A production by legendary theatre company Complicité, it’s a thick tangle of overlapping stories, as densely packed as neurons. There is a man grieving a lover who disappeared one night; a woman searching for a father she has never met; a (real-life) 5,000-year-old corpse pulled from the ice; a chipper Greek taxi driver with a story to tell. All are loosely related because, as the play’s Ted Talk-style opening tells us, we’re all related, all connected, through genetics and through memories.
This shared connection is stressed through some audience participation – as the play begins you’re asked to don a blindfold and clutch a leaf while you imagine the generations of your family queueing up behind you, back through history.
What follows is a surreal dreamscape, with the action jolting across time and space, sometimes glitching back and forth on a single moment like someone trying desperately to recall a long-forgotten episode from their past.
It’s a visual feast, with projections shifting the hue of the stage, furniture gliding around of its own volition, and props transforming into intricate puppets. One particularly impressive scene sees a character speak on the phone while person on the other side of the conversation is beamed onto his bare chest.

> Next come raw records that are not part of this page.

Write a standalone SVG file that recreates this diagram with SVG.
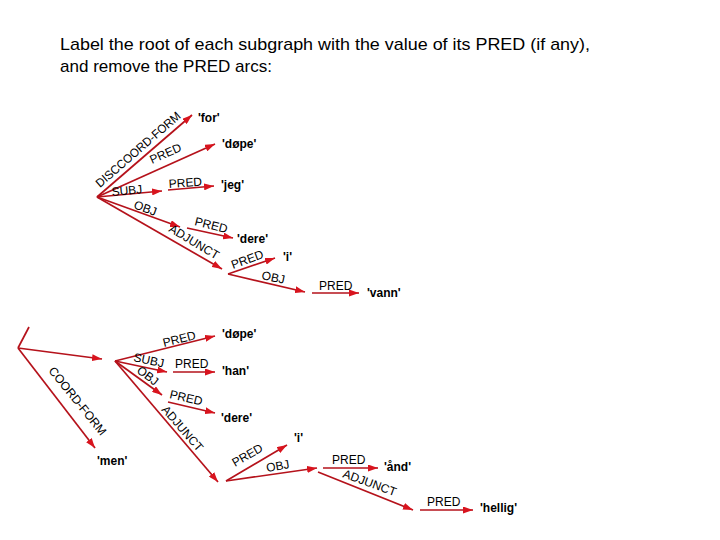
<svg xmlns="http://www.w3.org/2000/svg" width="720" height="540" viewBox="0 0 720 540">
<defs>
<marker id="ah" viewBox="0 0 10 7" refX="10" refY="3.5" markerWidth="10" markerHeight="7" markerUnits="userSpaceOnUse" orient="auto">
<path d="M0,0 L10,3.5 L0,7 z" fill="#d8141e"/>
</marker>
<style>
.c line{stroke:#b5121b;stroke-width:1.7;fill:none}
.c .a{marker-end:url(#ah)}
.lab{font-family:"Liberation Sans",Arial,sans-serif;font-size:12px;fill:#000}
.val{font-family:"Liberation Sans",Arial,sans-serif;font-size:12px;font-weight:bold;fill:#000}
.title{font-family:"Liberation Sans",Arial,sans-serif;font-size:17px;fill:#000}
</style>
</defs>
<rect width="720" height="540" fill="#fff"/>
<text class="title" x="60" y="50" textLength="530" lengthAdjust="spacingAndGlyphs">Label the root of each subgraph with the value of its PRED (if any),</text>
<text class="title" x="60" y="72" textLength="212" lengthAdjust="spacingAndGlyphs">and remove the PRED arcs:</text>

<g id="connectors" class="c">
<line class="a" x1="97" y1="197" x2="192" y2="115"/>
<line class="a" x1="97" y1="197" x2="215" y2="144"/>
<line class="a" x1="97" y1="197" x2="162" y2="191"/>
<line class="a" x1="168" y1="190" x2="214" y2="186"/>
<line class="a" x1="97" y1="197" x2="180" y2="227"/>
<line class="a" x1="187" y1="228" x2="233" y2="238"/>
<line class="a" x1="97" y1="197" x2="222" y2="269"/>
<line class="a" x1="228" y1="274" x2="275" y2="258"/>
<line class="a" x1="228" y1="274" x2="305" y2="292"/>
<line class="a" x1="312" y1="293" x2="359" y2="293"/>

<line x1="18" y1="348" x2="29" y2="327"/>
<line class="a" x1="18" y1="348" x2="102" y2="359"/>
<line class="a" x1="18" y1="348" x2="95" y2="448"/>
<line class="a" x1="115" y1="361" x2="215" y2="336"/>
<line class="a" x1="115" y1="361" x2="167" y2="372"/>
<line class="a" x1="173" y1="372" x2="215" y2="372"/>
<line class="a" x1="115" y1="361" x2="162" y2="395"/>
<line class="a" x1="168" y1="402" x2="215" y2="413"/>
<line class="a" x1="115" y1="361" x2="218" y2="482"/>
<line class="a" x1="226" y1="481" x2="287" y2="445"/>
<line class="a" x1="226" y1="481" x2="317" y2="468"/>
<line class="a" x1="323" y1="468" x2="378" y2="468"/>
<line class="a" x1="318" y1="472" x2="413" y2="510"/>
<line class="a" x1="420" y1="510" x2="473" y2="510"/>
</g>

<g id="labels">
<text class="lab" transform="translate(100,188) rotate(-41)" textLength="108" lengthAdjust="spacingAndGlyphs">DISCCOORD-FORM</text>
<text class="lab" transform="translate(152,164) rotate(-24)">PRED</text>
<text class="lab" transform="translate(112,196) rotate(-5)">SUBJ</text>
<text class="lab" transform="translate(169,188) rotate(-4)">PRED</text>
<text class="lab" transform="translate(133,208) rotate(20)">OBJ</text>
<text class="lab" transform="translate(194,225) rotate(14)">PRED</text>
<text class="lab" transform="translate(168,231) rotate(31)">ADJUNCT</text>
<text class="lab" transform="translate(233,269) rotate(-20)">PRED</text>
<text class="lab" transform="translate(261,279) rotate(12)">OBJ</text>
<text class="lab" x="319" y="290">PRED</text>

<text class="lab" transform="translate(48,371) rotate(51)">COORD-FORM</text>
<text class="lab" transform="translate(164,347) rotate(-14)">PRED</text>
<text class="lab" transform="translate(133,361) rotate(12)">SUBJ</text>
<text class="lab" x="175" y="368">PRED</text>
<text class="lab" transform="translate(136,372) rotate(37)">OBJ</text>
<text class="lab" transform="translate(169,398) rotate(13)">PRED</text>
<text class="lab" transform="translate(161,410) rotate(49)">ADJUNCT</text>
<text class="lab" transform="translate(235,467) rotate(-30)">PRED</text>
<text class="lab" transform="translate(267,472) rotate(-10)">OBJ</text>
<text class="lab" x="332" y="464">PRED</text>
<text class="lab" transform="translate(342,477) rotate(20)">ADJUNCT</text>
<text class="lab" x="427" y="506">PRED</text>
</g>

<g id="n-for"><text class="val" x="198" y="122">'for'</text></g>
<g id="n-dope1"><text class="val" x="222" y="148">'døpe'</text></g>
<g id="n-jeg"><text class="val" x="221" y="189">'jeg'</text></g>
<g id="n-dere1"><text class="val" x="237" y="243">'dere'</text></g>
<g id="n-i1"><text class="val" x="283" y="261">'i'</text></g>
<g id="n-vann"><text class="val" x="367" y="297">'vann'</text></g>
<g id="n-dope2"><text class="val" x="222" y="338">'døpe'</text></g>
<g id="n-han"><text class="val" x="222" y="375">'han'</text></g>
<g id="n-dere2"><text class="val" x="221" y="422">'dere'</text></g>
<g id="n-men"><text class="val" x="97" y="465">'men'</text></g>
<g id="n-i2"><text class="val" x="294" y="442">'i'</text></g>
<g id="n-and"><text class="val" x="384" y="471">'ånd'</text></g>
<g id="n-hellig"><text class="val" x="480" y="512">'hellig'</text></g>
</svg>
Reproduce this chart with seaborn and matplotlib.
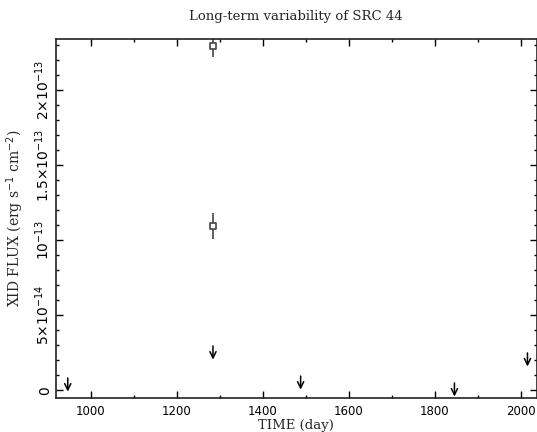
import matplotlib
matplotlib.use("Agg")
import matplotlib.pyplot as plt
import seaborn as sns
import pandas as pd
from matplotlib.ticker import MultipleLocator, FixedLocator, FixedFormatter
from matplotlib.transforms import offset_copy

# ---- data ----
det_time = [1284, 1284]
det_flux = [2.29e-13, 1.094e-13]
det_err = [0.072e-13, 0.085e-13]

ul_time = [946, 1284, 1488, 1846, 2016]
ul_flux = [0.083e-13, 0.296e-13, 0.096e-13, 0.05e-13, 0.25e-13]

ytick_vals = [0, 5e-14, 1e-13, 1.5e-13, 2e-13]
ytick_labels = ["0", r"$5{\times}10^{-14}$", r"$10^{-13}$", r"$1.5{\times}10^{-13}$", r"$2{\times}10^{-13}$"]
xtick_vals = [1000, 1200, 1400, 1600, 1800, 2000]

title = "Long-term variability of SRC 44"
xlabel = "TIME (day)"
ylabel = r"XID FLUX (erg s$^{-1}$ cm$^{-2}$)"

sns.set_style("ticks")
plt.rcParams["font.family"] = ["DejaVu Serif"]
plt.rcParams["mathtext.fontset"] = "dejavusans"

fig = plt.figure(figsize=(5.37, 4.32), dpi=100)
ax = fig.add_axes([56 / 537, 1 - 398 / 432, (536.5 - 56) / 537, (398 - 39) / 432])

det = pd.DataFrame({"time": det_time, "flux": det_flux})
ax.errorbar(det_time, det_flux, yerr=det_err, fmt="none", ecolor="#555555",
            elinewidth=1.3, capsize=0, zorder=2)
sns.scatterplot(data=det, x="time", y="flux", ax=ax, marker="s", s=18,
                facecolor="white", edgecolor="#444444", linewidth=1.2, zorder=3, legend=False)

# upper limits: downward arrows starting at the limit value
trans_end = offset_copy(ax.transData, fig=fig, x=0, y=-9.8, units="points")
for t, f in zip(ul_time, ul_flux):
    ax.annotate("",
                xy=(t, f), xycoords=trans_end,
                xytext=(t, f), textcoords="data",
                arrowprops=dict(arrowstyle="->,head_length=0.45,head_width=0.22", lw=1.1,
                                color="black", shrinkA=0, shrinkB=0),
                annotation_clip=False)

ax.set_xlim(918.6, 2037)
ax.set_ylim(-0.05e-13, 2.339e-13)

ax.xaxis.set_major_locator(FixedLocator(xtick_vals))
ax.xaxis.set_minor_locator(MultipleLocator(100))
ax.yaxis.set_major_locator(FixedLocator(ytick_vals))
ax.yaxis.set_major_formatter(FixedFormatter(ytick_labels))
ax.yaxis.set_minor_locator(MultipleLocator(1e-14))

ax.tick_params(which="both", direction="in", top=True, right=True, colors="black")
ax.tick_params(which="major", length=5, width=1.0)
ax.tick_params(which="minor", length=2.5, width=1.0)
ax.tick_params(axis="x", labelsize=8.5, pad=5)
ax.tick_params(axis="y", labelsize=10, pad=3)
for lab in ax.get_xticklabels():
    lab.set_family("DejaVu Sans")
for lab in ax.get_yticklabels():
    lab.set_rotation(90)
    lab.set_va("center")
    lab.set_family("DejaVu Sans")

for sp in ax.spines.values():
    sp.set_linewidth(1.2)
    sp.set_color("#222222")

ax.set_xlabel(xlabel, fontsize=9.5, labelpad=1)
ax.set_ylabel(ylabel, fontsize=10, labelpad=5)
ax.set_title(title, fontsize=9.5, pad=14)

fig.savefig("out.png", dpi=100)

Narratively, it’s all very thinky but there’s also razor-sharp satire woven throughout, touching on everything from the war in Ukraine to Brexit and the original play (“I thought I was going to see something avant-garde,” says one character as he leaves the real National Theatre and enters the play’s fictional world).
Sometimes the abstract nature of the production, the sheer density of its ideas, make it feel a little boggy – just as you connect with one character, one thread, you’re yanked towards something else entirely.
But once you learn to let the play wash over you, to feel it rather than try to understand it, there is gold here, especially as it builds to a kinetic climax that encompasses the kind of contemporary dance and outre staging that put Complicité on the map more than 40 years ago. While Mnemonic doesn’t quite reach the heights of Complicité’s best work – for my money the superlative The Master and Margarita still tops the bunch – it remains a work of breathtaking ambition and shrewd execution. It’s a flawed masterpiece, perhaps, but a masterpiece nonetheless.